When trying to use a LSTM model for regression, I find that I am getting NaN values when I print out training and testing loss. The DataFrame I pass into the model has no NaN values, so I believe it is an issue with my model or my training/testing loop functions.

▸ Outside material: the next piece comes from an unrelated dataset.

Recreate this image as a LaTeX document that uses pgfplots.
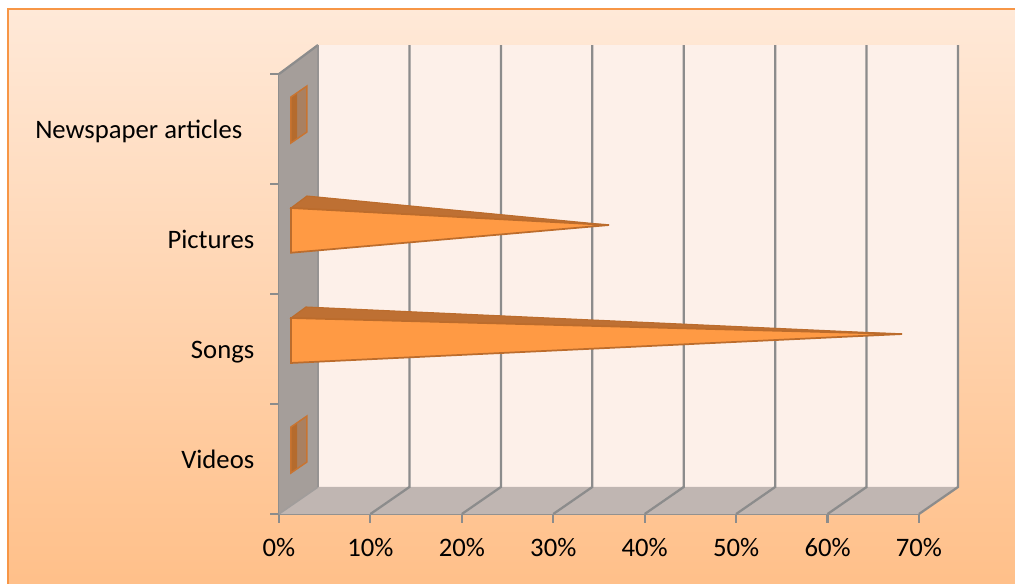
\documentclass[border=0pt]{standalone}
\usepackage{fontspec}
\setmainfont{Carlito}
\usepackage{pgfplots}
\pgfplotsset{compat=1.18}

\definecolor{frameline}{HTML}{F79646}
\definecolor{paneltop}{HTML}{FFE9D8}
\definecolor{panelbottom}{HTML}{FFBF88}
\definecolor{backwall}{HTML}{FDF0E9}
\definecolor{sidewall}{HTML}{A59E9A}
\definecolor{floorwall}{HTML}{C0B6B2}
\definecolor{edgegray}{HTML}{8C8C8C}
\definecolor{barfront}{HTML}{FF9A44}
\definecolor{bartop}{HTML}{BE7033}
\definecolor{baredge}{HTML}{BC6C2C}
\definecolor{stubdark}{HTML}{B56B2D}
\definecolor{stublight}{HTML}{A98061}

\begin{document}
\begin{tikzpicture}
\useasboundingbox (-209.25pt,-51.75pt) rectangle (552pt,385.5pt);
\fill[white] (-209.25pt,-51.75pt) rectangle (552pt,385.5pt);
\clip (-209.25pt,-51.75pt) rectangle (552pt,385.5pt);
\shade[top color=paneltop,bottom color=panelbottom,draw=frameline,line width=2pt]
  (-203.25pt,-60pt) rectangle (560pt,378.75pt);
\begin{axis}[
  x=6.857pt, y=82.5pt,
  xmin=0, xmax=70, ymin=0, ymax=4,
  clip=false,
  axis x line*=bottom, axis y line*=left,
  axis line style={edgegray,line width=2.2pt},
  xtick={0,10,...,70},
  xticklabel={\pgfmathprintnumber{\tick}\%},
  xticklabel style={/pgf/number format/assume math mode=true,font=\fontsize{20pt}{24pt}\selectfont,yshift=-8.5pt},
  ytick={0,1,2,3,4},
  yticklabels={},
  extra y ticks={0.5,1.5,2.5,3.5},
  extra y tick labels={Videos,Songs,Pictures,Newspaper articles\hspace*{9pt}},
  extra y tick style={tick style={draw=none},
    yticklabel style={font=\fontsize{20pt}{24pt}\selectfont,anchor=east,text height=14pt,text depth=4pt,xshift=-8.5pt,yshift=-1.75pt}},
  tick align=outside,
  major tick length=6.5pt,
  tick style={edgegray,line width=1.6pt},
  unbounded coords=jump,
]
% walls of the box
\addplot[fill=backwall,draw=none] coordinates {(4.27,0.2455) (74.27,0.2455) (74.27,4.2636) (4.27,4.2636)} --cycle;
\addplot[fill=sidewall,draw=none] coordinates {(0,0) (4.27,0.2455) (4.27,4.2636) (0,4)} --cycle;
\addplot[fill=floorwall,draw=none] coordinates {(0,0) (70,0) (74.27,0.2455) (4.27,0.2455)} --cycle;

% gridlines running over the floor and up the back wall
\addplot[edgegray,line width=1.7pt] coordinates {
  (10,0) (14.27,0.2455) (14.27,4.2636) (nan,nan)
  (20,0) (24.27,0.2455) (24.27,4.2636) (nan,nan)
  (30,0) (34.27,0.2455) (34.27,4.2636) (nan,nan)
  (40,0) (44.27,0.2455) (44.27,4.2636) (nan,nan)
  (50,0) (54.27,0.2455) (54.27,4.2636) (nan,nan)
  (60,0) (64.27,0.2455) (64.27,4.2636) (nan,nan)
  (70,0) (74.27,0.2455) (74.27,4.2636)
};
\addplot[edgegray,line width=1.7pt] coordinates {(0,4) (4.27,4.2636)};
\addplot[edgegray!60!floorwall,line width=1.2pt] coordinates {(0,0) (4.27,0.2455)};
\addplot[edgegray!60!sidewall,line width=1.2pt] coordinates {(4.27,0.2455) (4.27,4.2636)};

% Pictures, 34%: tip sits at mid-depth of the box
\addplot[fill=bartop,draw=baredge,line width=0.8pt] coordinates {(1.31,2.782) (3.06,2.891) (36.09,2.627)} --cycle;
\addplot[fill=barfront,draw=baredge,line width=1.3pt] coordinates {(1.31,2.782) (36.09,2.627) (1.31,2.375)} --cycle;

% Songs, 66%
\addplot[fill=bartop,draw=baredge,line width=0.8pt] coordinates {(1.31,1.782) (2.95,1.882) (68.14,1.636)} --cycle;
\addplot[fill=barfront,draw=baredge,line width=1.3pt] coordinates {(1.31,1.782) (68.14,1.636) (1.31,1.373)} --cycle;

% Newspaper articles, 0%
\addplot[fill=stublight,draw=none] coordinates {(1.97,3.827) (3.06,3.891) (3.06,3.473) (1.97,3.409)} --cycle;
\addplot[fill=stubdark,draw=none] coordinates {(1.31,3.791) (1.97,3.827) (1.97,3.409) (1.31,3.373)} --cycle;
\addplot[draw=baredge!80!frameline,line width=1.1pt] coordinates {(1.31,3.791) (3.06,3.891) (3.06,3.473) (1.31,3.373)} --cycle;

% Videos, 0%
\addplot[fill=stublight,draw=none] coordinates {(1.97,0.827) (3.06,0.891) (3.06,0.473) (1.97,0.409)} --cycle;
\addplot[fill=stubdark,draw=none] coordinates {(1.31,0.791) (1.97,0.827) (1.97,0.409) (1.31,0.373)} --cycle;
\addplot[draw=baredge!80!frameline,line width=1.1pt] coordinates {(1.31,0.791) (3.06,0.891) (3.06,0.473) (1.31,0.373)} --cycle;
\end{axis}
\end{tikzpicture}
\end{document}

Any help in this regard would be greatly appreciated.
Model Class:
class PKLSTM(nn.Module):
def __init__(self, input_size, hidden_units, num_layers):
super(PKLSTM, self).__init__()
self.input_size = input_size
self.hidden_units = hidden_units
self.num_layers = num_layers
self.lstm = nn.LSTM(
input_size=input_size,
hidden_size=hidden_units,
batch_first=True,
num_layers=num_layers
)
self.linear = nn.Linear(hidden_units, 1)
def forward(self, x):
batch_size = x.shape[0]
h0 = torch.zeros(self.num_layers, batch_size, self.hidden_units).requires_grad_()
c0 = torch.zeros(self.num_layers, batch_size, self.hidden_units).requires_grad_()
_, (hn, _) = self.lstm(x, (h0, c0))
out = self.linear(hn[0]).flatten()
return out
Training and testing loop:
def train_model(data_loader, model, loss_function, optimizer):
num_batches = len(data_loader)
total_loss = 0
model.train()
for X, y in data_loader:
output = model(X)
loss = loss_function(output, y)
optimizer.zero_grad()
loss.backward()
optimizer.step()
total_loss += loss.item()
avg_loss = total_loss / num_batches
print(f"Train loss: {avg_loss}")
def test_model(data_loader, model, loss_function):
num_batches = len(data_loader)
# print('Num of batches', num_batches)
total_loss = 0
model.eval()
with torch.no_grad():
for X, y in data_loader:
# print('input: ', X)
output = model(X)
# print('output: ', output)
total_loss += loss_function(output, y).item()
avg_loss = total_loss / num_batches
print(f"Test loss: {avg_loss}")